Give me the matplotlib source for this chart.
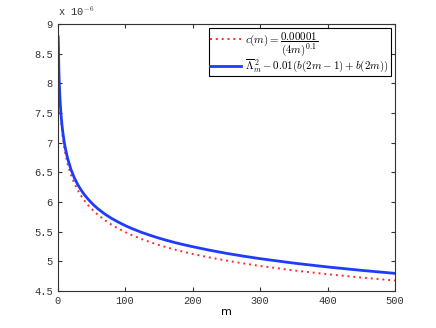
import matplotlib
matplotlib.use("Agg")
import matplotlib.pyplot as plt
from matplotlib.ticker import FuncFormatter

plt.rcParams["mathtext.fontset"] = "cm"

# values in units of 1e-6
M = [1, 2, 3, 4, 5, 6, 7, 8, 10, 12, 15, 20, 25, 30, 35, 40, 45, 50, 55, 60,
     70, 80, 90, 100, 110, 125, 140, 150, 160, 175, 185, 200, 225, 250, 275,
     300, 350, 400, 450, 500]
C_M = [8.706, 8.123, 7.800, 7.579, 7.411, 7.277, 7.166, 7.071, 6.915, 6.790,
       6.640, 6.452, 6.310, 6.195, 6.101, 6.020, 5.948, 5.887, 5.831, 5.781,
       5.693, 5.616, 5.551, 5.493, 5.441, 5.372, 5.311, 5.274, 5.241, 5.193,
       5.165, 5.124, 5.065, 5.012, 4.965, 4.921, 4.846, 4.782, 4.726, 4.676]
LAMBDA = [8.781, 8.201, 7.880, 7.660, 7.493, 7.360, 7.251, 7.156, 7.001,
          6.878, 6.729, 6.543, 6.403, 6.291, 6.198, 6.118, 6.050, 5.988,
          5.933, 5.883, 5.796, 5.723, 5.660, 5.603, 5.552, 5.485, 5.427,
          5.391, 5.358, 5.312, 5.285, 5.246, 5.187, 5.134, 5.087, 5.044,
          4.969, 4.904, 4.847, 4.796]

X_TICKS = [0, 100, 200, 300, 400, 500]
Y_TICKS = [4.5, 5, 5.5, 6, 6.5, 7, 7.5, 8, 8.5, 9]

TICK_FONT = "Liberation Mono"

fig = plt.figure(figsize=(4.36, 3.28), dpi=100)
ax = fig.add_axes([0.132, 0.113, 0.774, 0.814])

ax.plot(M, C_M, linestyle=(0, (1, 2)), color="#ff2a2a", linewidth=1.4,
        label=r"$c(m) = \dfrac{0.00001}{(4m)^{0.1}}$")
ax.plot(M, LAMBDA, color="#1f3bff", linewidth=2.0,
        label=r"$\overline{\Lambda}_m^{\,2} - 0.01(b(2m-1) + b(2m))$")

ax.set_xlim(0, 500)
ax.set_ylim(4.5, 9)
ax.set_xticks(X_TICKS)
ax.set_yticks(Y_TICKS)
ax.yaxis.set_major_formatter(FuncFormatter(lambda v, p: f"{v:g}"))
ax.tick_params(direction="in", top=True, right=True, length=3, width=0.8,
               labelsize=7.5, colors="#333333", labelcolor="#333333")
for lab in ax.get_xticklabels() + ax.get_yticklabels():
    lab.set_family(TICK_FONT)
for sp in ax.spines.values():
    sp.set_linewidth(0.8)
    sp.set_color("#333333")

ax.set_xlabel("m", fontsize=8, labelpad=1)
fig.text(0.132, 0.945, r"x 10$^{-6}$", fontsize=7.5, family=TICK_FONT,
         color="#333333", ha="left", va="bottom")

leg = ax.legend(loc="upper right", fontsize=7.9, handlelength=2.8,
                borderpad=0.15, labelspacing=0.0, fancybox=False,
                framealpha=1, borderaxespad=0.4, handletextpad=0.4)
leg.get_frame().set_edgecolor("black")
leg.get_frame().set_linewidth(0.8)

fig.savefig("out.png", dpi=100, facecolor="white")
● ● ●
* [Set exercise] Pull out all lines from the listing that contain the string "matplotlib".

* [Expected output]
Give me the matplotlib source for this chart.
import matplotlib
matplotlib.use("Agg")
import matplotlib.pyplot as plt
from matplotlib.ticker import FuncFormatter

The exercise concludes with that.